Provided data:
_ _ _ _
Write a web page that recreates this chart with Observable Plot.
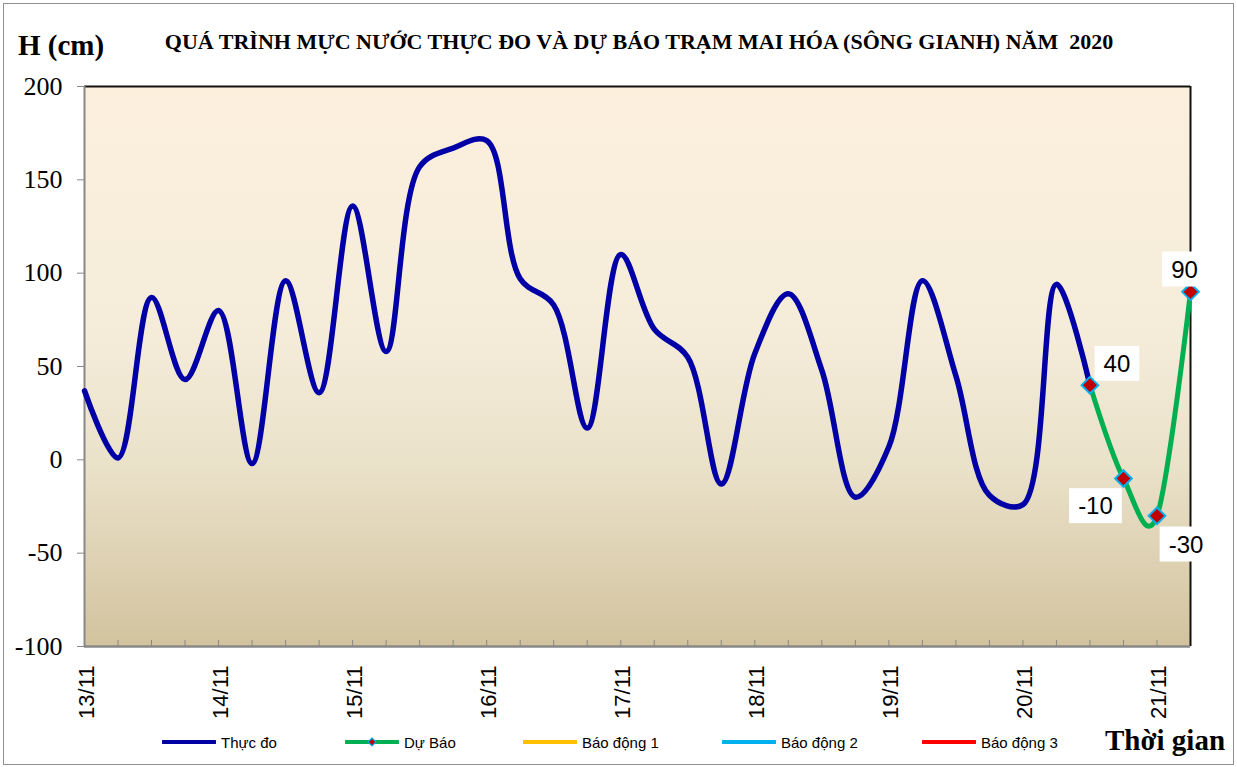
<!DOCTYPE html>
<html>
<head>
<meta charset="utf-8">
<script src="https://cdn.jsdelivr.net/npm/d3@7"></script>
<script src="https://cdn.jsdelivr.net/npm/@observablehq/plot@0.6"></script>
<style>
  body { margin: 0; background: #fff; }
  #wrap { position: relative; width: 1237px; height: 767px; overflow: hidden; background: #fff; }
  #frameBorder { position: absolute; left: 3px; top: 3px; width: 1231px; height: 762px; border: 1.5px solid #8f8f8f; box-sizing: border-box; pointer-events: none; }
  .serif { font-family: "Liberation Serif", "Times New Roman", serif; font-weight: bold; color: #000; line-height: 1; white-space: nowrap; position: absolute; }
  #ylabel { left: 18px; top: 31px; font-size: 29px; }
  #title { left: 639px; top: 31px; font-size: 22px; transform: translateX(-50%); }
  #chart { position: absolute; left: 0; top: 70px; }
  #legend { position: absolute; left: 0; top: 732px; width: 1237px; height: 20px; font-family: "Liberation Sans", Arial, sans-serif; font-size: 15px; color: #000; }
  .li { position: absolute; top: 0; height: 20px; display: flex; align-items: center; white-space: nowrap; }
  .li svg { margin-right: 5px; }
  #xlabel { left: 1105px; top: 726px; font-size: 29px; }
</style>
</head>
<body>
<svg width="0" height="0" style="position:absolute">
  <defs>
    <linearGradient id="bgGrad" x1="0" y1="0" x2="0" y2="1">
      <stop offset="0%" stop-color="#FCF0DD"/>
      <stop offset="45%" stop-color="#F4ECD9"/>
      <stop offset="68%" stop-color="#EAE1C9"/>
      <stop offset="100%" stop-color="#D2C39E"/>
    </linearGradient>
  </defs>
</svg>
<div id="wrap">
  <div id="ylabel" class="serif">H (cm)</div>
  <div id="title" class="serif">QUÁ TRÌNH MỰC NƯỚC THỰC ĐO VÀ DỰ BÁO TRẠM MAI HÓA (SÔNG GIANH) NĂM&nbsp; 2020</div>
  <div id="chart"></div>
  <div id="legend"></div>
  <div id="xlabel" class="serif">Thời gian</div>
  <div id="frameBorder"></div>
</div>
<script>
// ---- Data (6-hour steps starting 13/11 00h) ----
const dayLabels = ["13/11", "14/11", "15/11", "16/11", "17/11", "18/11", "19/11", "20/11", "21/11"];
const stepsPerDay = 4; // 6-hour steps
const observed = [37, 1, 87, 43, 80, -2, 96, 36, 136, 58, 157, 167, 171, 97, 83, 17,
                  110, 70, 55, -13, 57, 89, 48, -20, 7, 96, 45, -19, -24, 94, 40];
const forecastStart = 30; // step index of first forecast value (20/11 12h)
const forecast = [40, -10, -30, 90];
const yTicks = [-100, -50, 0, 50, 100, 150, 200];

const legendItems = [
  {name: "Thực đo", color: "#0000A6", marker: false, left: 162},
  {name: "Dự Báo", color: "#00B050", marker: true, left: 345},
  {name: "Báo động 1", color: "#FFC000", marker: false, left: 523},
  {name: "Báo động 2", color: "#00B0F0", marker: false, left: 722},
  {name: "Báo động 3", color: "#FF0000", marker: false, left: 922}
];

const obsData = observed.map((h, i) => ({step: i, h}));
const fcData = forecast.map((h, i) => ({step: forecastStart + i, h}));
const lastStep = (dayLabels.length - 1) * stepsPerDay + 1; // 33
const labelOffsets = [[27, -21], [-28, 28], [29, 29], [-6, -22]];

const plot = Plot.plot({
  width: 1237,
  height: 655,
  marginLeft: 84,
  marginRight: 47,
  marginTop: 16,
  marginBottom: 79,
  x: {domain: [0, lastStep]},
  y: {domain: [-100, 200]},
  style: {background: "transparent", overflow: "visible", fontFamily: "Liberation Serif, Times New Roman, serif", fontSize: "26px", color: "#000"},
  marks: [
    Plot.frame({fill: "url(#bgGrad)", stroke: null}),
    Plot.axisY({ticks: yTicks, tickSize: 7, tickPadding: 15, tickFormat: d => String(d), stroke: "#888", fill: "#000", label: null, fontSize: 26, fontFamily: "Liberation Serif, serif"}),
    Plot.axisX({ticks: d3.range(1, lastStep), tickSize: 6, dy: -6, tickFormat: () => "", stroke: "#888", label: null}),
    Plot.axisX({ticks: d3.range(0, lastStep, stepsPerDay), tickSize: 0, tickPadding: 19, tickRotate: -90,
                tickFormat: d => dayLabels[d / stepsPerDay], fill: "#000", label: null, dx: 2,
                fontSize: 22, fontFamily: "Liberation Sans, Arial, sans-serif"}),
    Plot.ruleY([200], {stroke: "#111", strokeWidth: 2}),
    Plot.ruleX([lastStep], {stroke: "#111", strokeWidth: 2}),
    Plot.ruleX([0], {stroke: "#888", strokeWidth: 2}),
    Plot.ruleY([-100], {stroke: "#888", strokeWidth: 2.5}),
    Plot.line(obsData, {x: "step", y: "h", curve: "catmull-rom", stroke: "#0000A6", strokeWidth: 5.5}),
    Plot.line(fcData, {x: "step", y: "h", curve: "cardinal", stroke: "#00B050", strokeWidth: 5}),
    Plot.dot(fcData, {x: "step", y: "h", symbol: "diamond2", r: 7.5, fill: "#C00000", stroke: "#00B0F0", strokeWidth: 2}),
    ...fcData.map((d, i) => Plot.text([d], {
      x: "step", y: "h", text: d => String(d.h),
      dx: labelOffsets[i][0], dy: labelOffsets[i][1],
      fontSize: 24, fontFamily: "Liberation Sans, Arial, sans-serif", fill: "#000"
    }))
  ]
});

document.getElementById("chart").appendChild(plot);

// white boxes behind forecast value labels
const svgNS = "http://www.w3.org/2000/svg";
plot.querySelectorAll('g[aria-label="text"] text').forEach(t => {
  const b = t.getBBox();
  const padX = 9, padY = 4;
  const r = document.createElementNS(svgNS, "rect");
  r.setAttribute("x", b.x - padX);
  r.setAttribute("y", b.y - padY);
  r.setAttribute("width", b.width + 2 * padX);
  r.setAttribute("height", b.height + 2 * padY);
  r.setAttribute("fill", "#fff");
  r.setAttribute("stroke", "none");
  const tr = t.getAttribute("transform");
  if (tr) r.setAttribute("transform", tr);
  t.parentNode.insertBefore(r, t);
});

// legend
const legend = document.getElementById("legend");
legendItems.forEach(it => {
  const div = document.createElement("div");
  div.className = "li";
  div.style.left = it.left + "px";
  const marker = it.marker
    ? `<path d="M27,6 L31,10 L27,14 L23,10 Z" fill="#C00000" stroke="#00B0F0" stroke-width="1.2"/>`
    : "";
  div.innerHTML = `<svg width="54" height="20"><line x1="1" y1="10" x2="53" y2="10" stroke="${it.color}" stroke-width="4" stroke-linecap="round"/>${marker}</svg><span>${it.name}</span>`;
  legend.appendChild(div);
});
</script>
</body>
</html>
_ _ _ _
The exercise:
Print each line of the material above exactly, with the pictures removed from your copy.

Final result:
Write a web page that recreates this chart with Observable Plot.
<!DOCTYPE html>
<html>
<head>
<meta charset="utf-8">
<script src="https://cdn.jsdelivr.net/npm/d3@7"></script>
<script src="https://cdn.jsdelivr.net/npm/@observablehq/plot@0.6"></script>
<style>
  body { margin: 0; background: #fff; }
  #wrap { position: relative; width: 1237px; height: 767px; overflow: hidden; background: #fff; }
  #frameBorder { position: absolute; left: 3px; top: 3px; width: 1231px; height: 762px; border: 1.5px solid #8f8f8f; box-sizing: border-box; pointer-events: none; }
  .serif { font-family: "Liberation Serif", "Times New Roman", serif; font-weight: bold; color: #000; line-height: 1; white-space: nowrap; position: absolute; }
  #ylabel { left: 18px; top: 31px; font-size: 29px; }
  #title { left: 639px; top: 31px; font-size: 22px; transform: translateX(-50%); }
  #chart { position: absolute; left: 0; top: 70px; }
  #legend { position: absolute; left: 0; top: 732px; width: 1237px; height: 20px; font-family: "Liberation Sans", Arial, sans-serif; font-size: 15px; color: #000; }
  .li { position: absolute; top: 0; height: 20px; display: flex; align-items: center; white-space: nowrap; }
  .li svg { margin-right: 5px; }
  #xlabel { left: 1105px; top: 726px; font-size: 29px; }
</style>
</head>
<body>
<svg width="0" height="0" style="position:absolute">
  <defs>
    <linearGradient id="bgGrad" x1="0" y1="0" x2="0" y2="1">
      <stop offset="0%" stop-color="#FCF0DD"/>
      <stop offset="45%" stop-color="#F4ECD9"/>
      <stop offset="68%" stop-color="#EAE1C9"/>
      <stop offset="100%" stop-color="#D2C39E"/>
    </linearGradient>
  </defs>
</svg>
<div id="wrap">
  <div id="ylabel" class="serif">H (cm)</div>
  <div id="title" class="serif">QUÁ TRÌNH MỰC NƯỚC THỰC ĐO VÀ DỰ BÁO TRẠM MAI HÓA (SÔNG GIANH) NĂM&nbsp; 2020</div>
  <div id="chart"></div>
  <div id="legend"></div>
  <div id="xlabel" class="serif">Thời gian</div>
  <div id="frameBorder"></div>
</div>
<script>
// ---- Data (6-hour steps starting 13/11 00h) ----
const dayLabels = ["13/11", "14/11", "15/11", "16/11", "17/11", "18/11", "19/11", "20/11", "21/11"];
const stepsPerDay = 4; // 6-hour steps
const observed = [37, 1, 87, 43, 80, -2, 96, 36, 136, 58, 157, 167, 171, 97, 83, 17,
                  110, 70, 55, -13, 57, 89, 48, -20, 7, 96, 45, -19, -24, 94, 40];
const forecastStart = 30; // step index of first forecast value (20/11 12h)
const forecast = [40, -10, -30, 90];
const yTicks = [-100, -50, 0, 50, 100, 150, 200];

const legendItems = [
  {name: "Thực đo", color: "#0000A6", marker: false, left: 162},
  {name: "Dự Báo", color: "#00B050", marker: true, left: 345},
  {name: "Báo động 1", color: "#FFC000", marker: false, left: 523},
  {name: "Báo động 2", color: "#00B0F0", marker: false, left: 722},
  {name: "Báo động 3", color: "#FF0000", marker: false, left: 922}
];

const obsData = observed.map((h, i) => ({step: i, h}));
const fcData = forecast.map((h, i) => ({step: forecastStart + i, h}));
const lastStep = (dayLabels.length - 1) * stepsPerDay + 1; // 33
const labelOffsets = [[27, -21], [-28, 28], [29, 29], [-6, -22]];

const plot = Plot.plot({
  width: 1237,
  height: 655,
  marginLeft: 84,
  marginRight: 47,
  marginTop: 16,
  marginBottom: 79,
  x: {domain: [0, lastStep]},
  y: {domain: [-100, 200]},
  style: {background: "transparent", overflow: "visible", fontFamily: "Liberation Serif, Times New Roman, serif", fontSize: "26px", color: "#000"},
  marks: [
    Plot.frame({fill: "url(#bgGrad)", stroke: null}),
    Plot.axisY({ticks: yTicks, tickSize: 7, tickPadding: 15, tickFormat: d => String(d), stroke: "#888", fill: "#000", label: null, fontSize: 26, fontFamily: "Liberation Serif, serif"}),
    Plot.axisX({ticks: d3.range(1, lastStep), tickSize: 6, dy: -6, tickFormat: () => "", stroke: "#888", label: null}),
    Plot.axisX({ticks: d3.range(0, lastStep, stepsPerDay), tickSize: 0, tickPadding: 19, tickRotate: -90,
                tickFormat: d => dayLabels[d / stepsPerDay], fill: "#000", label: null, dx: 2,
                fontSize: 22, fontFamily: "Liberation Sans, Arial, sans-serif"}),
    Plot.ruleY([200], {stroke: "#111", strokeWidth: 2}),
    Plot.ruleX([lastStep], {stroke: "#111", strokeWidth: 2}),
    Plot.ruleX([0], {stroke: "#888", strokeWidth: 2}),
    Plot.ruleY([-100], {stroke: "#888", strokeWidth: 2.5}),
    Plot.line(obsData, {x: "step", y: "h", curve: "catmull-rom", stroke: "#0000A6", strokeWidth: 5.5}),
    Plot.line(fcData, {x: "step", y: "h", curve: "cardinal", stroke: "#00B050", strokeWidth: 5}),
    Plot.dot(fcData, {x: "step", y: "h", symbol: "diamond2", r: 7.5, fill: "#C00000", stroke: "#00B0F0", strokeWidth: 2}),
    ...fcData.map((d, i) => Plot.text([d], {
      x: "step", y: "h", text: d => String(d.h),
      dx: labelOffsets[i][0], dy: labelOffsets[i][1],
      fontSize: 24, fontFamily: "Liberation Sans, Arial, sans-serif", fill: "#000"
    }))
  ]
});

document.getElementById("chart").appendChild(plot);

// white boxes behind forecast value labels
const svgNS = "http://www.w3.org/2000/svg";
plot.querySelectorAll('g[aria-label="text"] text').forEach(t => {
  const b = t.getBBox();
  const padX = 9, padY = 4;
  const r = document.createElementNS(svgNS, "rect");
  r.setAttribute("x", b.x - padX);
  r.setAttribute("y", b.y - padY);
  r.setAttribute("width", b.width + 2 * padX);
  r.setAttribute("height", b.height + 2 * padY);
  r.setAttribute("fill", "#fff");
  r.setAttribute("stroke", "none");
  const tr = t.getAttribute("transform");
  if (tr) r.setAttribute("transform", tr);
  t.parentNode.insertBefore(r, t);
});

// legend
const legend = document.getElementById("legend");
legendItems.forEach(it => {
  const div = document.createElement("div");
  div.className = "li";
  div.style.left = it.left + "px";
  const marker = it.marker
    ? `<path d="M27,6 L31,10 L27,14 L23,10 Z" fill="#C00000" stroke="#00B0F0" stroke-width="1.2"/>`
    : "";
  div.innerHTML = `<svg width="54" height="20"><line x1="1" y1="10" x2="53" y2="10" stroke="${it.color}" stroke-width="4" stroke-linecap="round"/>${marker}</svg><span>${it.name}</span>`;
  legend.appendChild(div);
});
</script>
</body>
</html>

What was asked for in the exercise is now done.